Deuxième séquence : La fumée disparaît lentement elle aussi. Sur scène, nous avons à faire pour un temps, à un marais, le sol étant encore plongé dans la brume. Une rock-star débrayée pleure son aimé (la gymnaste), "il avait peur, il fallait qu'il tue quelqu'un", il voulait se tuer lui-même mais ne trouvant pas le courage il a décidé de tuer sa bien-aimée. Sur le sol on repère effectivement un bras sanguinolent et gelé. Il est intéressant de noter qu'après le passage de la brume les arbres semblent couverts de neige. L'entraineur arrive, il constate le désastre, lui demande si il l'a violé, ce à quoi il répond qu'il n'a pas besoin, qu'il s'agit de sa bien-aimée.
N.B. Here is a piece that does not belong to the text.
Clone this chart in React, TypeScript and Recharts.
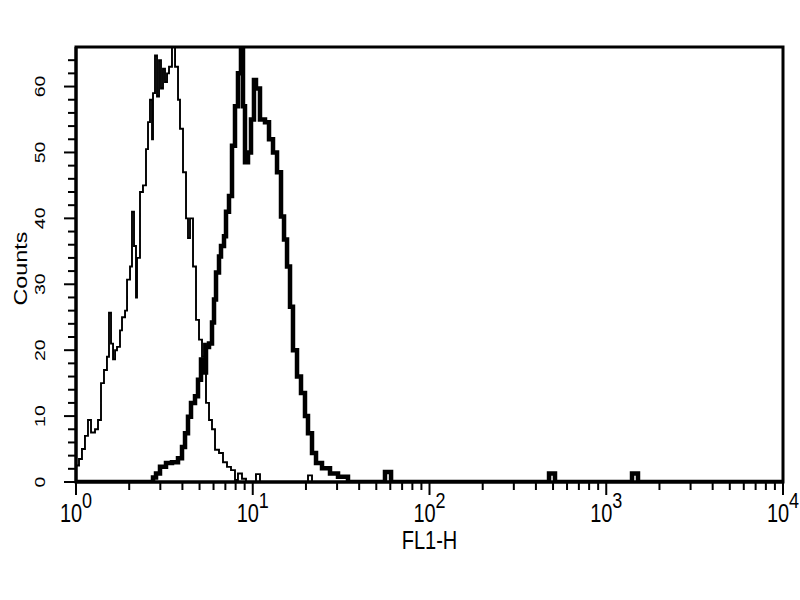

L'entraineur se saisit d'une bouteille en verre trouvé là et tue la rock-star en l'éclatant sur sa tête.
Réapparition fantomatique de la gymnaste qui chante tout en se rapprochant de l'entraineur, les paroles expliquant qu'on avait placé beaucoup d'espoir en elle en tant que gymnaste. Chanson très triste et parfaitement exécuté, on reviendra sur le son plus tard.
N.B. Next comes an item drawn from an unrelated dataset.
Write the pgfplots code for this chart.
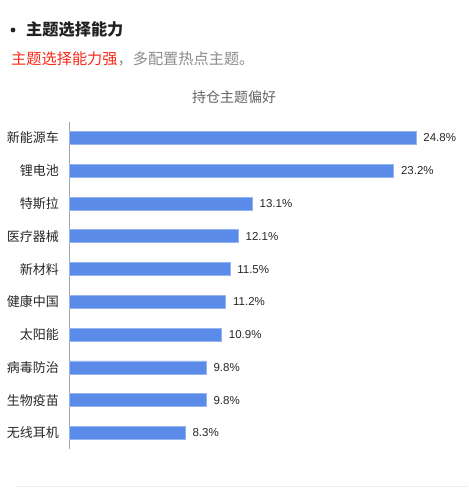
\documentclass[border=0pt]{standalone}
\usepackage{pgfplots}
\pgfplotsset{compat=1.18}
\usepackage{fontspec}
\setmainfont{Noto Sans CJK SC}
\newfontfamily\numfont{Liberation Sans}
\definecolor{barblue}{RGB}{91,139,233}
\definecolor{baredge}{RGB}{150,180,240}
\definecolor{titlec}{RGB}{34,34,34}
\definecolor{redc}{RGB}{250,40,25}
\definecolor{grayc}{RGB}{140,140,140}
\definecolor{ctitle}{RGB}{100,100,100}
\definecolor{labc}{RGB}{40,40,40}
\begin{document}
\begin{tikzpicture}[x=1bp,y=1bp]
\fill[white] (0,0) rectangle (468,-489);
% header
\fill[titlec] (13,-30) circle (2.4);
\node[anchor=base west, inner sep=0pt, font=\fontsize{16.2bp}{18bp}\selectfont\bfseries, text=titlec] at (26,-36) {主题选择能力};
\node[anchor=base west, inner sep=0pt, font=\fontsize{15.2bp}{17bp}\selectfont] at (11,-64.8) {\textcolor{redc}{主题选择能力强}\textcolor{grayc}{，多配置热点主题。}};
\node[anchor=base, inner sep=0pt, font=\fontsize{14bp}{16bp}\selectfont, text=ctitle] at (234,-102.2) {持仓主题偏好};
\draw[gray!15, line width=1bp] (17,-486) -- (468,-486);
\begin{axis}[
  at={(69bp,-121.6bp)}, anchor=north west,
  width=347bp, height=327.8bp, scale only axis,
  xmin=0, xmax=24.8, ymin=-0.5, ymax=9.5,
  y dir=reverse,
  xbar, bar width=13bp,
  axis x line=none,
  axis y line=left,
  axis line style={-, draw=gray!70, line width=0.8bp},
  ytick={0,...,9},
  yticklabels={新能源车,锂电池,特斯拉,医疗器械,新材料,健康中国,太阳能,病毒防治,生物疫苗,无线耳机},
  major tick length=0pt,
  yticklabel style={font=\fontsize{13bp}{15bp}\selectfont, text=labc, inner sep=0pt, xshift=-10bp},
  clip=false,
  point meta=explicit symbolic,
  nodes near coords,
  nodes near coords align=horizontal,
  every node near coord/.append style={font=\numfont\fontsize{11.5bp}{13bp}\selectfont, text=labc, anchor=west, inner sep=0pt, xshift=7bp},
]
\addplot[fill=barblue, draw=baredge, line width=0.8bp] coordinates {
  (24.8,0) [24.8\%]
  (23.2,1) [23.2\%]
  (13.1,2) [13.1\%]
  (12.1,3) [12.1\%]
  (11.5,4) [11.5\%]
  (11.2,5) [11.2\%]
  (10.9,6) [10.9\%]
  (9.8,7) [9.8\%]
  (9.8,8) [9.8\%]
  (8.3,9) [8.3\%]
};
\end{axis}
\end{tikzpicture}
\end{document}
Intervalle : Le public et la scène sont une nouvelle fois recouvert de brume puis plongé dans le noir.

Séquence dernière : Le quatrième mur est recouvert d'une toile style moustiquaire plus épaisse. Un oiseau de proie traverse la scène. L'entraineur entre à cours avec un arc et des flèches (de style sportif moderne). Il tire deux flèches sur une cible située à jardin. Alors qu'il se rapproche de la cible, l'oiseau de proie se pose sur une branche au-dessus de celle-ci. L'entraineur sort un appareil photo de sa poche mais l'oiseau fuit juste avant qu'il n'est le temps de prendre la photo et sort de scène à cours. FIN

SUNNO)))

Avec un compositeur comme Stephen O'Malley, on savait à peu près à quoi s'attendre. Le guitariste de Khanate et surtout compositeur de SUNNO))) déçoit rarement du point de vue des ambiances. La description faite précédemment ne serait rien sans la musique qui démarre avant la pièce et qui continue tout le long, sauf sur la dernière séquence. C'est elle qui nous tétanise vraiment et c'est avec son encre que la gravure qu'est la pièce marque l'esprit.
Les disparitions dans la dernière-brume de la gymnaste font aussi penser à plus d'une pochette d'album de Black Metal.
Une nouvelle fois ce sont ces sons qui plongent le spectateur dans la terreur lorsque la brume recouvre toute la salle, où qu'il est plongé dans le noir.

EN CONCLUSIONS

Je n'avais jamais assisté à une représentation si terrifiante, et si folle. Les applaudissements m'ont semblé froids et crispés, l'organisation du spectacle n'a autorisé que 2 tours d'applaudissements. J'ai trouvé la fin du spectacle extrêmement froide comme si l'on était soudain lâché dans la réalité après une expérience dans l'ailleurs, j'aurai aimé être un peu plus accompagné pour sortir du spectacle bien que la séquence finale ait été la plus rassurante.
Mais après tout, n'est-ce pas à ça que servent les arts-vivants ?
Comme le disait si bien Artaud en parlant de son théâtre de la cruauté :
"Le spectateur qui vient chez nous saura qu'il vient s'offrir à une opération véritable, où non seulement son esprit, mais ses sens et sa chair sont en jeu. Il ira désormais au théâtre comme il va chez le chirurgien ou chez le dentiste...Il doit être bien persuadé que nous sommes capables de le faire crier".